→ Objective
Write out the data below in full, unchanged, minus the images.

→ Material
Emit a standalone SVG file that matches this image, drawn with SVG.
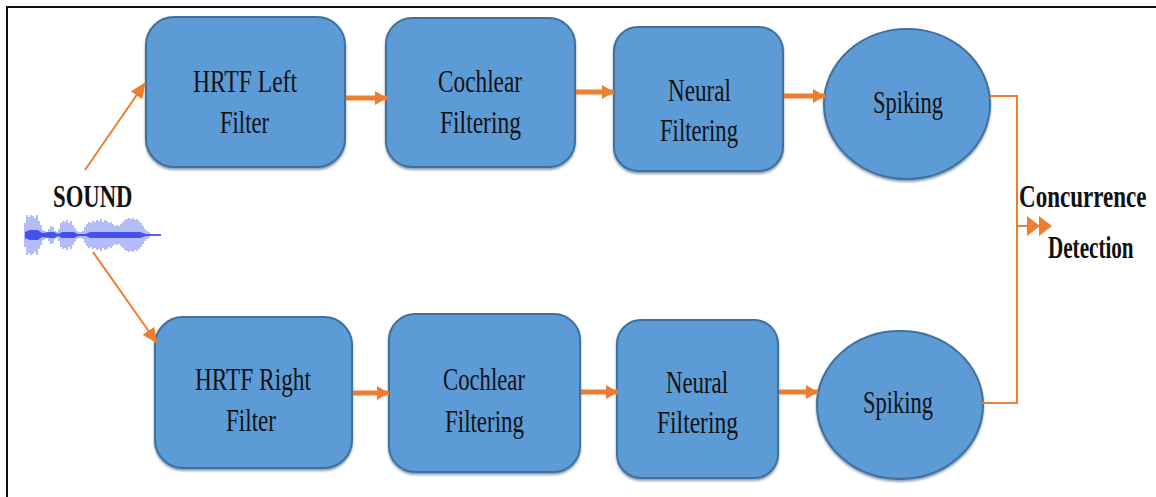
<svg xmlns="http://www.w3.org/2000/svg" width="1156" height="497" viewBox="0 0 1156 497">
  <style>
    .box { fill: #5B9BD5; stroke: #41719C; stroke-width: 2; filter: url(#shade); }
    text { font-family: "Liberation Serif", "Times New Roman", serif; fill: #111; }
    .lbl { font-size: 31px; }
    .bold { font-weight: bold; font-size: 32px; }
    .thick { stroke: #ED7D31; stroke-width: 5; fill: none; marker-end: url(#headThick); }
    .thin { stroke: #ED7D31; stroke-width: 2; fill: none; }
    .wave { stroke: #3F52F0; stroke-width: 1.3; opacity: 0.6; fill: none; }
  </style>
  <defs>
    <filter id="shade" x="-10%" y="-10%" width="120%" height="125%">
      <feDropShadow dx="0" dy="2" stdDeviation="1" flood-color="#2E4F73" flood-opacity="0.55"/>
    </filter>
    <marker id="headThick" markerUnits="userSpaceOnUse" markerWidth="12" markerHeight="14" refX="12" refY="7" orient="auto">
      <path d="M0,0 L12,7 L0,14 Z" fill="#ED7D31"/>
    </marker>
    <marker id="headThin" markerUnits="userSpaceOnUse" markerWidth="16" markerHeight="14" refX="15" refY="7" orient="auto">
      <path d="M0,0 L16,7 L0,14 Z" fill="#ED7D31"/>
    </marker>
  </defs>

  <rect width="1156" height="497" fill="#fff"/>
  <!-- frame -->
  <path d="M7 497 V7 H1156" fill="none" stroke="#111" stroke-width="2"/>

  <!-- sound source -->
  <g id="sound">
    <text class="bold" transform="translate(53,207) scale(0.71,1)">SOUND</text>
    <path class="wave" d="M25 223V247M27 215V255M29 217V253M31 215V255M33 216V254M35 218V252M37 215V255M39 221V249M41 225V245M43 230V240M45 231V239M47 232V238M49 229V241M51 226V244M53 227V243M55 231V239M57 232V238M59 229V241M61 223V247M63 221V249M65 222V248M67 220V250M69 223V247M71 221V249M73 225V245M75 228V242M77 231V239M79 232V238M81 232V238M83 231V239M85 227V243M87 224V246M89 222V248M91 223V247M93 221V249M95 222V248M97 220V250M99 221V249M101 219V251M103 222V248M105 220V250M107 221V249M109 223V247M111 222V248M113 224V246M115 226V244M117 225V245M119 226V244M121 224V246M123 222V248M125 220V250M127 219V251M129 218V252M131 219V251M133 218V252M135 220V250M137 219V251M139 221V249M141 223V247M143 226V244M145 229V241M147 231V239M149 232V238"/>
    <path d="M25 232 L30 230 L38 230 L42 233 L50 232 L54 232 L58 234 L62 232 L74 232 L78 234 L86 234 L90 232 L140 232 L146 234 L161 234 L161 236 L146 236 L140 238 L90 238 L86 236 L78 236 L74 238 L62 238 L58 236 L54 238 L50 238 L42 237 L38 240 L30 240 L25 238 Z" fill="#1F2FE6" opacity="0.75"/>
  </g>

  <!-- left channel -->
  <g id="hrtf-left">
    <rect class="box" x="146" y="17" width="199" height="150" rx="28"/>
    <text class="lbl" x="193" y="92" textLength="104" lengthAdjust="spacingAndGlyphs">HRTF Left</text>
    <text class="lbl" x="220" y="133" textLength="49" lengthAdjust="spacingAndGlyphs">Filter</text>
  </g>
  <g id="cochlear-left">
    <rect class="box" x="386" y="18" width="189" height="149" rx="26"/>
    <text class="lbl" x="438" y="92" textLength="84" lengthAdjust="spacingAndGlyphs">Cochlear</text>
    <text class="lbl" x="440" y="133" textLength="81" lengthAdjust="spacingAndGlyphs">Filtering</text>
  </g>
  <g id="neural-left">
    <rect class="box" x="614" y="27" width="169" height="144" rx="24"/>
    <text class="lbl" x="668" y="101" textLength="63" lengthAdjust="spacingAndGlyphs">Neural</text>
    <text class="lbl" x="660" y="141" textLength="78" lengthAdjust="spacingAndGlyphs">Filtering</text>
  </g>
  <g id="spiking-left">
    <ellipse class="box" cx="907" cy="104" rx="83" ry="75"/>
    <text class="lbl" x="873" y="113" textLength="70" lengthAdjust="spacingAndGlyphs">Spiking</text>
  </g>

  <!-- right channel -->
  <g id="hrtf-right">
    <rect class="box" x="155" y="317" width="197" height="151" rx="28"/>
    <text class="lbl" x="195" y="390" textLength="116" lengthAdjust="spacingAndGlyphs">HRTF Right</text>
    <text class="lbl" x="226" y="431" textLength="50" lengthAdjust="spacingAndGlyphs">Filter</text>
  </g>
  <g id="cochlear-right">
    <rect class="box" x="389" y="314" width="191" height="158" rx="26"/>
    <text class="lbl" x="443" y="390" textLength="82" lengthAdjust="spacingAndGlyphs">Cochlear</text>
    <text class="lbl" x="445" y="432" textLength="79" lengthAdjust="spacingAndGlyphs">Filtering</text>
  </g>
  <g id="neural-right">
    <rect class="box" x="617" y="320" width="161" height="158" rx="24"/>
    <text class="lbl" x="666" y="393" textLength="62" lengthAdjust="spacingAndGlyphs">Neural</text>
    <text class="lbl" x="657" y="433" textLength="81" lengthAdjust="spacingAndGlyphs">Filtering</text>
  </g>
  <g id="spiking-right">
    <ellipse class="box" cx="900" cy="405" rx="83" ry="74"/>
    <text class="lbl" x="863" y="413" textLength="70" lengthAdjust="spacingAndGlyphs">Spiking</text>
  </g>

  <!-- output -->
  <g id="concurrence">
    <text class="bold" transform="translate(1019,207) scale(0.72,1)">Concurrence</text>
    <text class="bold" transform="translate(1048,258) scale(0.66,1)">Detection</text>
  </g>

  <!-- connectors -->
  <g id="connectors">
    <line class="thin" x1="85" y1="170" x2="145" y2="83" marker-end="url(#headThin)"/>
    <line class="thin" x1="93" y1="252" x2="157" y2="343" marker-end="url(#headThin)"/>

    <line class="thick" x1="346" y1="98" x2="387" y2="98"/>
    <line class="thick" x1="576" y1="92" x2="614" y2="92"/>
    <line class="thick" x1="784" y1="96" x2="825" y2="96"/>

    <line class="thick" x1="353" y1="393" x2="389" y2="393"/>
    <line class="thick" x1="581" y1="392" x2="618" y2="392"/>
    <line class="thick" x1="779" y1="392" x2="818" y2="392"/>

    <path class="thin" d="M990 96 H1017 V403 H982"/>
    <path class="thin" d="M1017 226 H1028"/>
    <path d="M1027 216 L1040 226 L1027 236 Z M1039 216 L1052 226 L1039 236 Z" fill="#ED7D31"/>
  </g>
</svg>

→ Result of this exercise
Emit a standalone SVG file that matches this image, drawn with SVG.
<svg xmlns="http://www.w3.org/2000/svg" width="1156" height="497" viewBox="0 0 1156 497">
  <style>
    .box { fill: #5B9BD5; stroke: #41719C; stroke-width: 2; filter: url(#shade); }
    text { font-family: "Liberation Serif", "Times New Roman", serif; fill: #111; }
    .lbl { font-size: 31px; }
    .bold { font-weight: bold; font-size: 32px; }
    .thick { stroke: #ED7D31; stroke-width: 5; fill: none; marker-end: url(#headThick); }
    .thin { stroke: #ED7D31; stroke-width: 2; fill: none; }
    .wave { stroke: #3F52F0; stroke-width: 1.3; opacity: 0.6; fill: none; }
  </style>
  <defs>
    <filter id="shade" x="-10%" y="-10%" width="120%" height="125%">
      <feDropShadow dx="0" dy="2" stdDeviation="1" flood-color="#2E4F73" flood-opacity="0.55"/>
    </filter>
    <marker id="headThick" markerUnits="userSpaceOnUse" markerWidth="12" markerHeight="14" refX="12" refY="7" orient="auto">
      <path d="M0,0 L12,7 L0,14 Z" fill="#ED7D31"/>
    </marker>
    <marker id="headThin" markerUnits="userSpaceOnUse" markerWidth="16" markerHeight="14" refX="15" refY="7" orient="auto">
      <path d="M0,0 L16,7 L0,14 Z" fill="#ED7D31"/>
    </marker>
  </defs>

  <rect width="1156" height="497" fill="#fff"/>
  <!-- frame -->
  <path d="M7 497 V7 H1156" fill="none" stroke="#111" stroke-width="2"/>

  <!-- sound source -->
  <g id="sound">
    <text class="bold" transform="translate(53,207) scale(0.71,1)">SOUND</text>
    <path class="wave" d="M25 223V247M27 215V255M29 217V253M31 215V255M33 216V254M35 218V252M37 215V255M39 221V249M41 225V245M43 230V240M45 231V239M47 232V238M49 229V241M51 226V244M53 227V243M55 231V239M57 232V238M59 229V241M61 223V247M63 221V249M65 222V248M67 220V250M69 223V247M71 221V249M73 225V245M75 228V242M77 231V239M79 232V238M81 232V238M83 231V239M85 227V243M87 224V246M89 222V248M91 223V247M93 221V249M95 222V248M97 220V250M99 221V249M101 219V251M103 222V248M105 220V250M107 221V249M109 223V247M111 222V248M113 224V246M115 226V244M117 225V245M119 226V244M121 224V246M123 222V248M125 220V250M127 219V251M129 218V252M131 219V251M133 218V252M135 220V250M137 219V251M139 221V249M141 223V247M143 226V244M145 229V241M147 231V239M149 232V238"/>
    <path d="M25 232 L30 230 L38 230 L42 233 L50 232 L54 232 L58 234 L62 232 L74 232 L78 234 L86 234 L90 232 L140 232 L146 234 L161 234 L161 236 L146 236 L140 238 L90 238 L86 236 L78 236 L74 238 L62 238 L58 236 L54 238 L50 238 L42 237 L38 240 L30 240 L25 238 Z" fill="#1F2FE6" opacity="0.75"/>
  </g>

  <!-- left channel -->
  <g id="hrtf-left">
    <rect class="box" x="146" y="17" width="199" height="150" rx="28"/>
    <text class="lbl" x="193" y="92" textLength="104" lengthAdjust="spacingAndGlyphs">HRTF Left</text>
    <text class="lbl" x="220" y="133" textLength="49" lengthAdjust="spacingAndGlyphs">Filter</text>
  </g>
  <g id="cochlear-left">
    <rect class="box" x="386" y="18" width="189" height="149" rx="26"/>
    <text class="lbl" x="438" y="92" textLength="84" lengthAdjust="spacingAndGlyphs">Cochlear</text>
    <text class="lbl" x="440" y="133" textLength="81" lengthAdjust="spacingAndGlyphs">Filtering</text>
  </g>
  <g id="neural-left">
    <rect class="box" x="614" y="27" width="169" height="144" rx="24"/>
    <text class="lbl" x="668" y="101" textLength="63" lengthAdjust="spacingAndGlyphs">Neural</text>
    <text class="lbl" x="660" y="141" textLength="78" lengthAdjust="spacingAndGlyphs">Filtering</text>
  </g>
  <g id="spiking-left">
    <ellipse class="box" cx="907" cy="104" rx="83" ry="75"/>
    <text class="lbl" x="873" y="113" textLength="70" lengthAdjust="spacingAndGlyphs">Spiking</text>
  </g>

  <!-- right channel -->
  <g id="hrtf-right">
    <rect class="box" x="155" y="317" width="197" height="151" rx="28"/>
    <text class="lbl" x="195" y="390" textLength="116" lengthAdjust="spacingAndGlyphs">HRTF Right</text>
    <text class="lbl" x="226" y="431" textLength="50" lengthAdjust="spacingAndGlyphs">Filter</text>
  </g>
  <g id="cochlear-right">
    <rect class="box" x="389" y="314" width="191" height="158" rx="26"/>
    <text class="lbl" x="443" y="390" textLength="82" lengthAdjust="spacingAndGlyphs">Cochlear</text>
    <text class="lbl" x="445" y="432" textLength="79" lengthAdjust="spacingAndGlyphs">Filtering</text>
  </g>
  <g id="neural-right">
    <rect class="box" x="617" y="320" width="161" height="158" rx="24"/>
    <text class="lbl" x="666" y="393" textLength="62" lengthAdjust="spacingAndGlyphs">Neural</text>
    <text class="lbl" x="657" y="433" textLength="81" lengthAdjust="spacingAndGlyphs">Filtering</text>
  </g>
  <g id="spiking-right">
    <ellipse class="box" cx="900" cy="405" rx="83" ry="74"/>
    <text class="lbl" x="863" y="413" textLength="70" lengthAdjust="spacingAndGlyphs">Spiking</text>
  </g>

  <!-- output -->
  <g id="concurrence">
    <text class="bold" transform="translate(1019,207) scale(0.72,1)">Concurrence</text>
    <text class="bold" transform="translate(1048,258) scale(0.66,1)">Detection</text>
  </g>

  <!-- connectors -->
  <g id="connectors">
    <line class="thin" x1="85" y1="170" x2="145" y2="83" marker-end="url(#headThin)"/>
    <line class="thin" x1="93" y1="252" x2="157" y2="343" marker-end="url(#headThin)"/>

    <line class="thick" x1="346" y1="98" x2="387" y2="98"/>
    <line class="thick" x1="576" y1="92" x2="614" y2="92"/>
    <line class="thick" x1="784" y1="96" x2="825" y2="96"/>

    <line class="thick" x1="353" y1="393" x2="389" y2="393"/>
    <line class="thick" x1="581" y1="392" x2="618" y2="392"/>
    <line class="thick" x1="779" y1="392" x2="818" y2="392"/>

    <path class="thin" d="M990 96 H1017 V403 H982"/>
    <path class="thin" d="M1017 226 H1028"/>
    <path d="M1027 216 L1040 226 L1027 236 Z M1039 216 L1052 226 L1039 236 Z" fill="#ED7D31"/>
  </g>
</svg>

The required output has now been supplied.